Keir Starmer has been urged to work with SNP ministers to help protect jobs at Scotland's last remaining oil refinery.

The Prime Minister said yesterday the future of Grangemouth was a "real priority" for him and he had a "duty" to help workers at the giant industrial complex on the Forth.

The Labour leader's intervention has been welcomed by Unite the union amid growing pressure on refinery owners Petroineos to extend the lifespan of the facility.

Around 400 jobs could be lost if refining operations end next year - although no timetable for closure has yet been confirmed.

Derek Thomson, Unite Scottish secretary, said: "We warmly welcomes the Prime Minister’s resolve to protect jobs at Grangemouth and that it is an issue of major concern for the new Labour Government.

"Unite firmly believes the refinery’s lifespan must be extended, and that investment must be unlocked to sustain its operations until any Just Transition can take place in a managed and orderly way. Grangemouth is the nation’s foremost industrial complex and it is pivotal to our manufacturing base and energy security.

Grangemouth petrochemical plant in Grangemouth where refinery operations could cease  by 2025
Scotland's last remaining oil refinery at Grangemouth could cease production by 2025 -Credit: Jane Barlow/PA Wire

"The UK and Scottish governments must work together to prevent the oil refinery being added to the acts of industrial vandalism which have scarred our nation.

"The stakes are high because 500 direct jobs are dependent on the oil refinery and thousands more in the supply chain. Unite’s message is simple: Keep Grangemouth Working.”

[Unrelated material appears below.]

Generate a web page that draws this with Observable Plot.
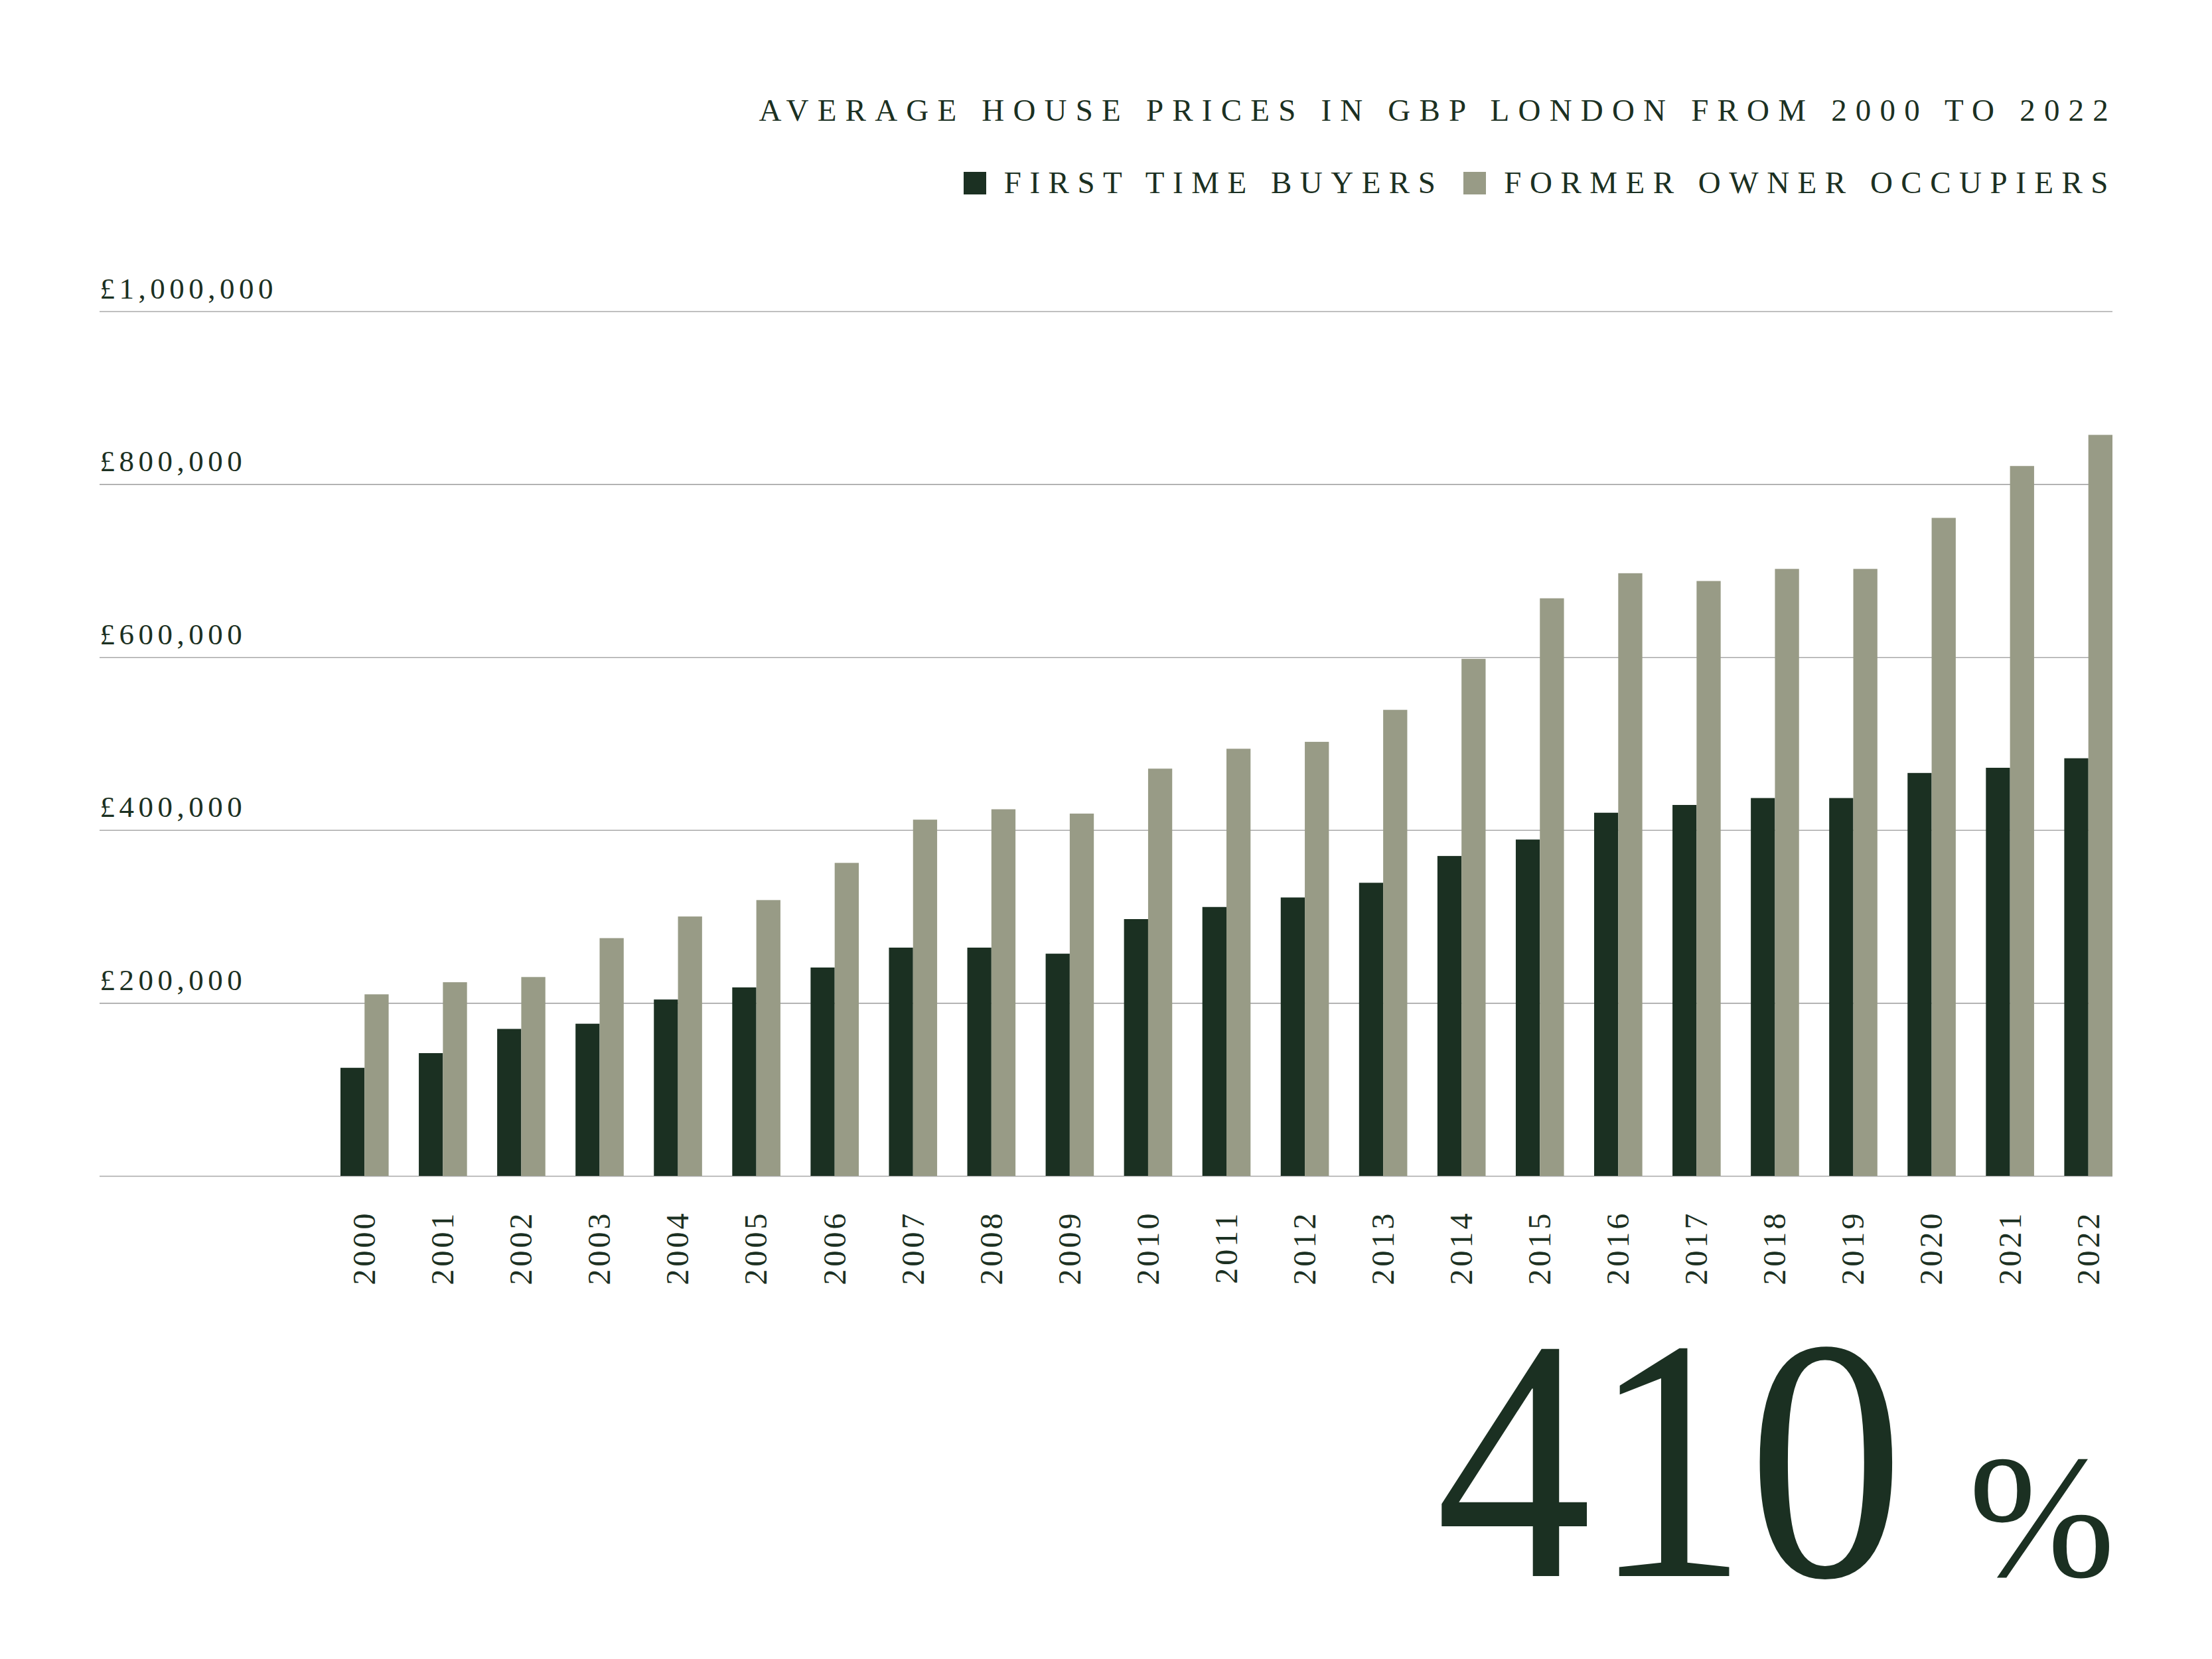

Speaking to reporters in Edinburgh on Sunday, Starmer promised "immediate" discussions over the site's future.

The Labour leader said it was a "real priority" following proposals to end refining operations at the huge industrial complex on the Forth, which could result in hundreds of job losses

Starmer added his new Government would see "what steps we can now take" to protect its future.

Asked about the PM's comments, Scottish Labour deputy leader Jackie Baillie, said: "It's early stages but my understanding is both the UK and the Scottish government are committed to working together.

"Of course for us, we've said we want to make Grangemouth home to the industries of the future. We've talked about establishing a decarbonisation hub, linked to carbon capture and storage projects."

Following a meeting with Starmer at Bute House, John Swinney said he had committed to working collaboratively on areas of “common ground” with the UK Government. including growing the economy and delivering net zero.

Refinery owners Petroineos announced in November last year the site would "soon be unable to compete effectively" with overseas rivals.

The company - a joint venture between Ineos and the Chinese state-owned PetroChina - signalled refining could end as soon as April 2025, but a final closure date has not been confirmed.

Petroineos also revealed plans to transition the site to become an oil import terminal. Such a move could protect around 100 of the 500 jobs directly employed by the refinery.

It would mean North Sea oil would be transported abroad for refining before being shipped back to Scotland as diesel and jet fuel.

A spokesman for Peroineos said: “Keir Starmer became PM on Friday so we haven’t met his team yet but we’re encouraged by his strong expression of support for the workforce here and look forward to discussing in more detail the future transformation of the refinery and, particularly, exploring the full range of low-carbon opportunities that exist.”